We provide a set of examples that showcase how to easily create simple tilesets allowing you to process and visualize very large spatial datasets stored in BigQuery. You should use it if you have a dataset with any geography type (point, line, or polygon) and you want to visualize it at an appropriate zoom level.

COVID-19 vaccination progress in the USA (points)

In this example we are creating a tileset in which every inhabitant in the US is represented by means of a point. Each point is tagged with a vaccinated (blue) or non-vaccinated (purple) tag. This visualization enables us to depict at a glance which parts of the country are progressing better with the vaccination rollout.

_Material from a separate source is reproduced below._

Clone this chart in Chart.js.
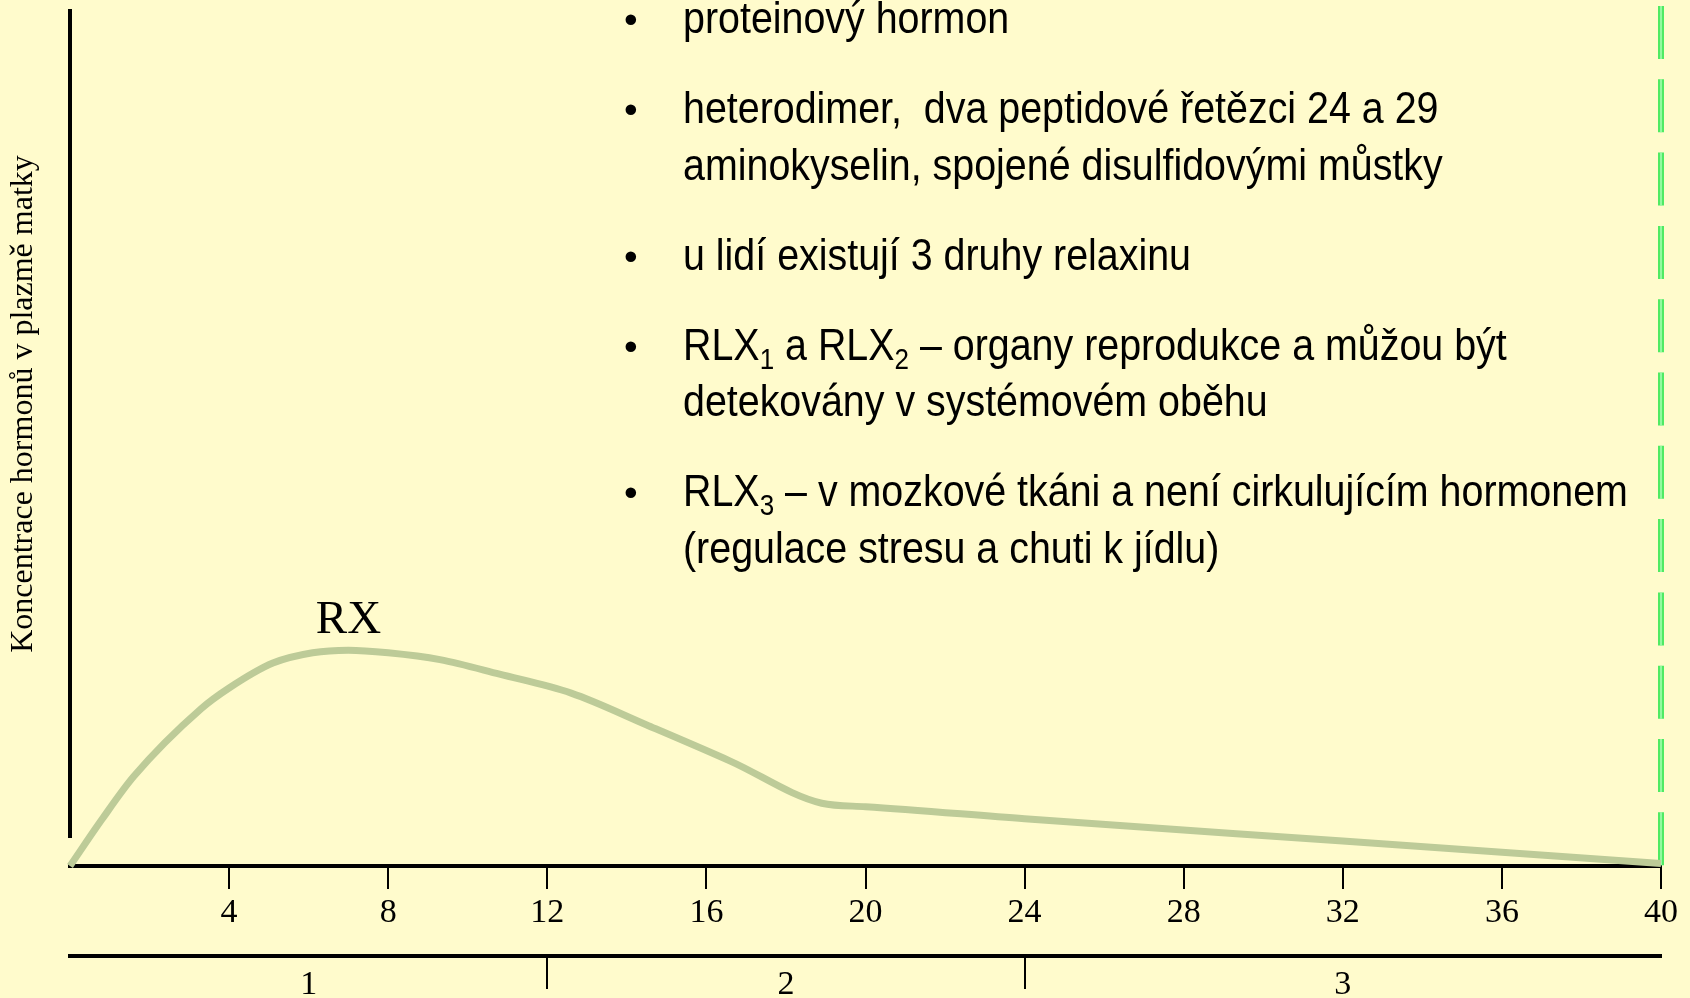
<!DOCTYPE html>
<html>
<head>
<meta charset="utf-8">
<script src="https://cdn.jsdelivr.net/npm/chart.js@4.4.1/dist/chart.umd.min.js"></script>
<style>
  html, body { margin: 0; padding: 0; background: #FFFBCC; overflow: hidden; }
</style>
</head>
<body>
<canvas id="chart" width="1690" height="998"></canvas>
<script>
// relaxin curve (weeks of pregnancy vs. relative concentration)
var weeks = [0, 0.8, 1.6, 3.3, 4.0, 5.1, 6.1, 7.0, 8.0, 9.3, 10.8, 12.6, 14.5, 16.6, 18.9, 20, 24, 32, 40];
var relaxin = [0, 5.4, 10.4, 18.3, 20.7, 23.6, 24.8, 25.1, 24.8, 24.0, 22.3, 20.1, 16.4, 12.2, 7.3, 6.9, 5.5, 2.9, 0.3];
var weekTicks = [0, 4, 8, 12, 16, 20, 24, 28, 32, 36, 40];
var trimesterLabels = ['1', '2', '3'];
var trimesterBounds = [0, 12, 24, 40];
var termWeek = 40;
var seriesLabel = 'RX';
var yTitle = 'Koncentrace hormonů v plazmě matky';

// _n marks a subscript digit
var bullets = [
    ['proteinový hormon'],
    ['heterodimer,  dva peptidové řetězci 24 a 29', 'aminokyselin, spojené disulfidovými můstky'],
    ['u lidí existují 3 druhy relaxinu'],
    ['RLX_1 a RLX_2 – organy reprodukce a můžou být', 'detekovány v systémovém oběhu'],
    ['RLX_3 – v mozkové tkáni a není cirkulujícím hormonem', '(regulace stresu a chuti k jídlu)']
];

var serif = '"Liberation Serif", "Times New Roman", serif';
var sans = '"Liberation Sans", Arial, sans-serif';

// text on the slide is a bit taller than plain Arial
function drawRich(ctx, text, x, y) {
    var parts = text.split(/_(\d)/);
    ctx.save();
    ctx.translate(x, y);
    ctx.scale(1, 1.13);
    var cx = 0;
    for (var i = 0; i < parts.length; i++) {
        var sub = i % 2 === 1;
        ctx.font = (sub ? '26px ' : '39.4px ') + sans;
        ctx.fillText(parts[i], cx, sub ? 8 : 0);
        cx += ctx.measureText(parts[i]).width;
    }
    ctx.restore();
}

var slidePlugin = {
    id: 'slide',
    beforeDraw: function (chart) {
        var ctx = chart.ctx;
        ctx.save();
        ctx.fillStyle = '#FFFBCC';
        ctx.fillRect(0, 0, chart.width, chart.height);
        ctx.restore();
    },
    beforeDatasetsDraw: function (chart) {
        var a = chart.chartArea, ctx = chart.ctx;
        ctx.save();
        // vertical axis line, stops short of the time axis
        ctx.strokeStyle = '#000';
        ctx.lineWidth = 4;
        ctx.beginPath();
        ctx.moveTo(a.left, a.top + 3);
        ctx.lineTo(a.left, a.bottom - 28);
        ctx.stroke();
        // axis title sits higher than the middle of the plot
        ctx.fillStyle = '#000';
        ctx.font = '32px ' + serif;
        ctx.textAlign = 'center';
        ctx.textBaseline = 'middle';
        ctx.translate(24, 404);
        ctx.rotate(-Math.PI / 2);
        ctx.fillText(yTitle, 0, 0);
        ctx.restore();
    },
    afterDatasetsDraw: function (chart) {
        var ctx = chart.ctx;
        var xs = chart.scales.x, ys = chart.scales.y;
        ctx.save();
        ctx.fillStyle = '#000';
        ctx.textBaseline = 'alphabetic';

        // series label above the peak
        var peak = relaxin.indexOf(Math.max.apply(null, relaxin));
        ctx.font = '47px ' + serif;
        ctx.textAlign = 'center';
        ctx.fillText(seriesLabel, xs.getPixelForValue(weeks[peak]), ys.getPixelForValue(relaxin[peak]) - 17);

        // bullet text
        ctx.textAlign = 'left';
        var y = 33;
        bullets.forEach(function (lines, b) {
            if (b > 0) y += 90;
            ctx.font = '39px ' + sans;
            ctx.fillText('•', 624, y);
            lines.forEach(function (line, i) {
                if (i > 0) y += 56.5;
                drawRich(ctx, line, 683, y);
            });
        });
        ctx.restore();
    }
};

var curve = weeks.map(function (w, i) { return { x: w, y: relaxin[i] }; });
var termLine = [{ x: termWeek, y: 100 }, { x: termWeek, y: 0 }];

var config = {
    type: 'line',
    data: {
        datasets: [{
            data: curve,
            borderColor: '#BDCB98',
            borderWidth: 7,
            cubicInterpolationMode: 'monotone',
            pointRadius: 0,
            fill: false,
            clip: false
        }, {
            data: termLine,
            borderColor: '#A8FFB4',
            borderWidth: 1.5,
            borderDash: [53, 20.3],
            pointRadius: 0,
            fill: false,
            clip: false
        }, {
            data: termLine,
            borderColor: '#4FEA63',
            borderWidth: 6,
            borderDash: [53, 20.3],
            pointRadius: 0,
            fill: false,
            clip: false
        }]
    },
    options: {
        responsive: false,
        animation: false,
        devicePixelRatio: 1,
        layout: {
            padding: { top: 6, right: 29, left: 70, bottom: 0 }
        },
        plugins: {
            legend: { display: false },
            tooltip: { enabled: false }
        },
        scales: {
            x: {
                type: 'linear',
                position: 'bottom',
                weight: 0,
                min: 0,
                max: 40,
                afterBuildTicks: function (scale) {
                    scale.ticks = weekTicks.map(function (v) { return { value: v }; });
                },
                ticks: {
                    autoSkip: false,
                    maxRotation: 0,
                    padding: 8.5,
                    color: '#000',
                    font: { family: serif, size: 34, lineHeight: 31 / 34 },
                    callback: function (value) { return value === 0 ? '' : String(value); }
                },
                grid: {
                    drawOnChartArea: false,
                    tickLength: 23,
                    lineWidth: 2,
                    color: function (ctx) {
                        return ctx.tick && ctx.tick.value === 0 ? 'rgba(0,0,0,0)' : '#000';
                    }
                },
                border: { color: '#000', width: 4 },
                // spacer between week labels and trimester axis
                title: {
                    display: true,
                    text: ' ',
                    color: 'rgba(0,0,0,0)',
                    font: { size: 1, lineHeight: 1 },
                    padding: { top: 9, bottom: 9 }
                }
            },
            x2: {
                type: 'linear',
                position: 'bottom',
                weight: 1,
                min: 0,
                max: 40,
                afterBuildTicks: function (scale) {
                    var t = [];
                    for (var i = 0; i < trimesterLabels.length; i++) {
                        t.push({ value: (trimesterBounds[i] + trimesterBounds[i + 1]) / 2 });
                        if (i < trimesterLabels.length - 1) t.push({ value: trimesterBounds[i + 1] });
                    }
                    scale.ticks = t;
                },
                ticks: {
                    autoSkip: false,
                    maxRotation: 0,
                    padding: -17,
                    color: '#000',
                    font: { family: serif, size: 34, lineHeight: 27 / 34 },
                    callback: function (value) {
                        for (var i = 0; i < trimesterLabels.length; i++) {
                            if (value === (trimesterBounds[i] + trimesterBounds[i + 1]) / 2) return trimesterLabels[i];
                        }
                        return '';
                    }
                },
                grid: {
                    drawOnChartArea: false,
                    tickLength: 33,
                    lineWidth: 2,
                    color: function (ctx) {
                        return ctx.tick && trimesterBounds.indexOf(ctx.tick.value) > 0 ? '#000' : 'rgba(0,0,0,0)';
                    }
                },
                border: { color: '#000', width: 4 },
                // keeps the label band inside the scale box
                title: {
                    display: true,
                    text: ' ',
                    color: 'rgba(0,0,0,0)',
                    font: { size: 1, lineHeight: 1 },
                    padding: { top: 7, bottom: 8 }
                }
            },
            y: {
                type: 'linear',
                position: 'left',
                min: 0,
                max: 100,
                display: false
            }
        }
    },
    plugins: [slidePlugin]
};

window.onload = function () {
    var ctx = document.getElementById('chart').getContext('2d');
    window.myChart = new Chart(ctx, config);
};
</script>
</body>
</html>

The query used to produce the tileset is the following:

CALL `carto-un`.carto.CREATE_TILESET(
    "cartobq.maps.covid19_vaccinated_usa_blockgroups",
    "`cartobq.maps.covid19_vaccination_usa_tileset`",
    null
);

The CREATE_TILESET procedure implements smart memory management techniques that sample the data when needed in order to avoid hitting BigQuery’s memory limits.

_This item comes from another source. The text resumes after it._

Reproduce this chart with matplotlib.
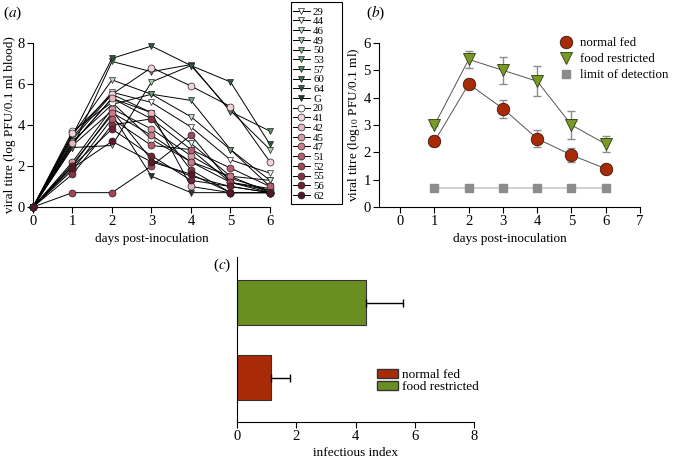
import matplotlib
matplotlib.use("Agg")
import matplotlib.pyplot as plt
from matplotlib.patches import Patch, Rectangle
import numpy as np

plt.rcParams['font.family'] = ['Liberation Serif', 'DejaVu Serif']
plt.rcParams['mathtext.fontset'] = 'stix'

# ---------------- data ----------------
days = [0, 1, 2, 3, 4, 5, 6]

# panel (a): food restricted individuals (triangles)
tri_ids = ['29', '44', '46', '49', '50', '53', '57', '60', '64', 'G']
tri_vals = [
    [0, 3.4, 5.6, 5.1, 3.9, 2.3, 1.65],
    [0, 3.3, 5.5, 4.6, 3.1, 1.5, 1.3],
    [0, 3.5, 6.2, 5.5, 4.4, 2.8, 1.3],
    [0, 2.9, 3.0, 6.1, 6.9, 4.7, 2.8],
    [0, 3.1, 5.3, 4.3, 2.8, 1.2, 0.8],
    [0, 3.2, 5.0, 5.5, 5.2, 2.8, 1.0],
    [0, 2.9, 7.1, 6.6, 6.95, 4.65, 3.7],
    [0, 3.0, 4.7, 2.3, 1.5, 1.0, 0.7],
    [0, 3.5, 7.25, 7.85, 6.9, 6.1, 3.05],
    [0, 2.1, 4.5, 1.5, 0.7, 0.7, 0.7],
]
tri_colors = ['#ffffff', '#dcefdc', '#bfe0c4', '#a2cfac', '#86bb94',
              '#6aa47c', '#538b64', '#3f724f', '#2d5a3c', '#1c3b27']

# panel (a): normal fed individuals (circles)
cir_ids = ['20', '41', '42', '45', '47', '51', '52', '55', '56', '62']
cir_vals = [
    [0, 3.7, 5.1, 3.3, 2.2, 1.2, 0.9],
    [0, 3.6, 5.5, 6.8, 5.9, 4.9, 2.2],
    [0, 3.1, 5.3, 4.6, 1.0, 0.7, 0.7],
    [0, 2.2, 4.8, 3.8, 2.5, 1.4, 0.8],
    [0, 2.0, 4.6, 3.5, 2.2, 1.5, 0.7],
    [0, 1.8, 4.3, 3.0, 2.8, 1.9, 1.0],
    [0, 0.7, 0.7, 2.0, 3.5, 1.2, 0.7],
    [0, 1.6, 4.0, 4.3, 1.8, 0.7, 0.7],
    [0, 2.0, 3.8, 2.5, 1.3, 1.0, 0.7],
    [0, 1.9, 3.2, 2.2, 1.6, 0.7, 0.7],
]
cir_colors = ['#ffffff', '#f3d3d7', '#e8b6bd', '#da98a4', '#cb7a89',
              '#b95d6e', '#a44556', '#8a3142', '#712232', '#561726']

# panel (b): means and errors
b_days = [1, 2, 3, 4, 5, 6]
nf_mean = [2.4, 4.5, 3.6, 2.5, 1.9, 1.4]
nf_err = [0.18, 0.18, 0.33, 0.3, 0.27, 0.12]
fr_mean = [3.0, 5.4, 5.0, 4.6, 3.0, 2.3]
fr_err = [0.05, 0.3, 0.5, 0.55, 0.5, 0.3]
lod = [0.7, 0.7, 0.7, 0.7, 0.7, 0.7]

# panel (c)
c_labels = ['normal fed', 'food restricted']
c_vals = [1.15, 4.35]
c_errs = [0.65, 1.27]

red = '#a82a06'
green = '#6b8e23'

W, H = 674, 461
fig = plt.figure(figsize=(W / 100, H / 100), dpi=100)

def axrect(l, t, r, b):
    return [l / W, 1 - b / H, (r - l) / W, (b - t) / H]

def style(ax):
    for s in ['top', 'right']:
        ax.spines[s].set_visible(False)
    for s in ['left', 'bottom']:
        ax.spines[s].set_linewidth(0.8)
    ax.tick_params(direction='out', length=4, width=0.8, labelsize=10.5, pad=2)

# ---------------- panel (a) ----------------
axa = fig.add_axes(axrect(33, 43, 270, 207))
handles = []
for vals, c, lab in zip(tri_vals, tri_colors, tri_ids):
    h, = axa.plot(days, vals, '-', color='black', lw=0.7, marker='v', ms=5,
                  mfc=c, mec='#222222', mew=0.5, label=lab, clip_on=False, zorder=3)
    handles.append(h)
for vals, c, lab in zip(cir_vals, cir_colors, cir_ids):
    h, = axa.plot(days, vals, '-', color='black', lw=0.7, marker='o', ms=5,
                  mfc=c, mec='#222222', mew=0.5, label=lab, clip_on=False, zorder=3)
    handles.append(h)
axa.set_xlim(0, 6)
axa.set_ylim(0, 8)
axa.set_xticks(days)
axa.set_yticks([0, 2, 4, 6, 8])
style(axa)
axa.set_xlabel('days post-inoculation', fontsize=9.5, labelpad=3)
axa.set_ylabel('viral titre (log PFU/0.1 ml blood)', fontsize=9.5, labelpad=1)
fig.text(3 / W, 1 - 13 / H, r'($\it{a}$)', fontsize=11, va='center')

fig.add_artist(Rectangle((291 / W, 1 - 204 / H), 51 / W, 202 / H,
                         transform=fig.transFigure, fill=False,
                         edgecolor='black', linewidth=0.8))
leg = fig.legend(handles=handles, loc='upper left',
                 bbox_to_anchor=(293 / W, 1 - 7 / H), fontsize=7.8,
                 labelspacing=0.01, handlelength=1.55, handletextpad=0.3,
                 borderpad=0, borderaxespad=0, frameon=False)

# ---------------- panel (b) ----------------
axb = fig.add_axes(axrect(379, 43, 640, 207))
axb.plot(b_days, lod, '-', color='#c8c8c8', lw=1.2, marker='s', ms=6,
         mfc='#8c8c8c', mec='#8c8c8c', label='limit of detection', zorder=2)
axb.errorbar(b_days, nf_mean, yerr=nf_err, fmt='-', color='#555555', lw=0.7,
             ecolor='#8c8c8c', elinewidth=1, capsize=3, zorder=3)
axb.errorbar(b_days, fr_mean, yerr=fr_err, fmt='-', color='#555555', lw=0.7,
             ecolor='#8c8c8c', elinewidth=1, capsize=3, zorder=3)
hn, = axb.plot(b_days, nf_mean, 'o', ms=9, mfc=red, mec='#3a1a0a', mew=0.6,
               label='normal fed', zorder=4, ls='none')
hf, = axb.plot(b_days, fr_mean, 'v', ms=9, mfc='#7a9a26', mec='#2a3a0a', mew=0.6,
               label='food restricted', zorder=4, ls='none')
hl, = axb.plot([], [], 's', ms=6, mfc='#8c8c8c', mec='#8c8c8c', ls='none')
axb.set_xlim(-0.62, 7)
axb.set_ylim(0, 6)
axb.set_xticks([0, 1, 2, 3, 4, 5, 6, 7])
axb.set_yticks([0, 1, 2, 3, 4, 5, 6])
style(axb)
axb.set_xlabel('days post-inoculation', fontsize=9.5, labelpad=3)
axb.set_ylabel(r'viral titre (log$_{10}$ PFU/0.1 ml)', fontsize=9.5, labelpad=1)
axb.legend([hn, hf, hl], ['normal fed', 'food restricted', 'limit of detection'],
           loc='upper left', bbox_to_anchor=(0.69, 1.035), fontsize=9.3,
           frameon=False, handletextpad=0.6, labelspacing=0.3, handlelength=1.0,
           borderpad=0, borderaxespad=0)
fig.text(366 / W, 1 - 13 / H, r'($\it{b}$)', fontsize=11, va='center')

# ---------------- panel (c) ----------------
axc = fig.add_axes(axrect(237, 257, 474, 422))
ypos = [0, 1]
axc.barh(ypos, c_vals, height=0.6, color=[red, green],
         edgecolor='#333333', linewidth=0.8, zorder=2)
axc.errorbar(c_vals, ypos, xerr=[[0, 0], c_errs], fmt='none', ecolor='black',
             elinewidth=1, capsize=3, capthick=1, zorder=3)
axc.set_xlim(0, 8)
axc.set_ylim(-0.593, 1.607)
axc.set_xticks([0, 2, 4, 6, 8])
axc.set_yticks([])
style(axc)
axc.set_xlabel('infectious index', fontsize=9.5, labelpad=3)
axc.legend([Patch(facecolor=red, edgecolor='#333333'),
            Patch(facecolor=green, edgecolor='#333333')], c_labels,
           loc='upper left', bbox_to_anchor=(377 / W, 1 - 369 / H),
           bbox_transform=fig.transFigure, fontsize=9.5, frameon=False,
           handlelength=1.6, handleheight=0.6, handletextpad=0.3,
           labelspacing=0.0, borderpad=0, borderaxespad=0)
fig.text(213 / W, 1 - 265 / H, r'($\it{c}$)', fontsize=11, va='center')

fig.savefig('out.png', dpi=100)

Check out this blogpost to learn how we created this dataset and this visualization using the Analytics Toolbox and a custom application using CARTO for React.

United States roads by type (lines)

In this example we use a BigQuery public dataset from the United States Census Bureau to visualize all of the national roads in the US. The visualization is styled by the RTTYP route type code.

This dataset can be produced in a very straightforward manner by executing the next procedure:

CALL `carto-un`.carto.CREATE_TILESET(
    R'''
    (   SELECT road_geom AS geom, route_type
        FROM `bigquery-public-data.geo_us_roads.us_national_roads`
        WHERE route_type IS NOT NULL
    )
    ''',
    "`cartobq.maps.usa_roads_tileset`",
    null
);

NYC urban growth (polygons)

This example shows in a very effective manner the historical growth of New York City by means of the year of construction of its more than 800K buildings. The dataset has been obtained from the MapPLUTO repository of the NYC Department of City planning.

CALL `carto-un`.carto.CREATE_TILESET(
    R'''
    (   SELECT geometry AS geom, YearBuilt
        FROM cartobq.maps.pluto_nyc
        WHERE YearBuilt > 0
    )
    ''',
    "`cartobq.maps.nyc_footprints_tileset`",
    null
);

The visualization represents older buildings with lighter footprints and more recent ones with darker footprints.

footprints.

Checkout this blogpost to learn more about this visualization.

World’s road network (lines)

We are going to use a dataset from CARTO’s public Data Observatory to visualize the world’s road network.

WARNING

This example uses the CREATE_SIMPLE_TILESET procedure. We strongly recommend to use CREATE_TILESET instead. Learn more here about the difference between the two procedures.

CALL `carto-un`.carto.CREATE_SIMPLE_TILESET(
  R'''
(
  SELECT geom, type
  FROM `carto-do-public-data.natural_earth.geography_glo_roads_410`
) _input
  ''',
  R'''`cartobq.maps.natural_earth_roads`''',
  R'''
  {
      "zoom_min": 0,
      "zoom_max": 10,
      "max_tile_size_kb": 3072,
      "properties":{
          "type": "String"
       }
  }'''
);

The result is a worldwide map with the requested tiles, including the type of each road.

US block groups (polygons)

We are going to use a dataset from CARTO’s public Data Observatory to visualize the block groups of the US including its population.

This example uses the CREATE_SIMPLE_TILESET procedure. We strongly recommend to use CREATE_TILESET instead. Learn more here about the difference between the two procedures.

CALL `carto-un`.carto.CREATE_SIMPLE_TILESET(
  R'''
(
  SELECT
    d.geoid,
    d.total_pop,
    g.geom
  FROM `carto-do-public-data.usa_acs.demographics_sociodemographics_usa_blockgroup_2015_5yrs_20142018` d
  JOIN `carto-do-public-data.carto.geography_usa_blockgroup_2015` g
    ON d.geoid = g.geoid
) _input
  ''',
  R'''`cartobq.maps.blockgroup_pop`''',
  R'''
  {
      "zoom_min": 0,
      "zoom_max": 14,
      "max_tile_size_kb": 3072,
      "properties":{
          "geoid": "String",
          "total_pop": "Number"
       }
  }'''
);

Checkout the result:

Zoom-dependant tileset for USA administrative units

You can create a tileset that uses different data sources depending on the zoom level. In this example, we are making use of the Data Observatory’s public datasets offering to create a visualization of the different administrative units in the US: the higher the zoom level, the higher the granularity of the administrative unit being shown.

This example uses the CREATE_SIMPLE_TILESET procedure. We strongly recommend to use CREATE_TILESET instead. Learn more here about the difference between the two procedures.

CALL `carto-un`.carto.CREATE_SIMPLE_TILESET(
  R'''
(
  SELECT
    d.geoid,
    d.total_pop,
    g.geom
  FROM `carto-do-public-data.usa_acs.demographics_sociodemographics_usa_blockgroup_2015_5yrs_20142018` d
  JOIN `carto-do-public-data.carto.geography_usa_blockgroup_2015` g
    ON d.geoid = g.geoid
) _input
  ''',
  R'''`cartobq.maps.blockgroup_pop`''',
  R'''
  {
      "zoom_min": 0,
      "zoom_max": 14,
      "max_tile_size_kb": 3072,
      "properties":{
          "geoid": "String",
          "total_pop": "Number"
       }
  }'''
);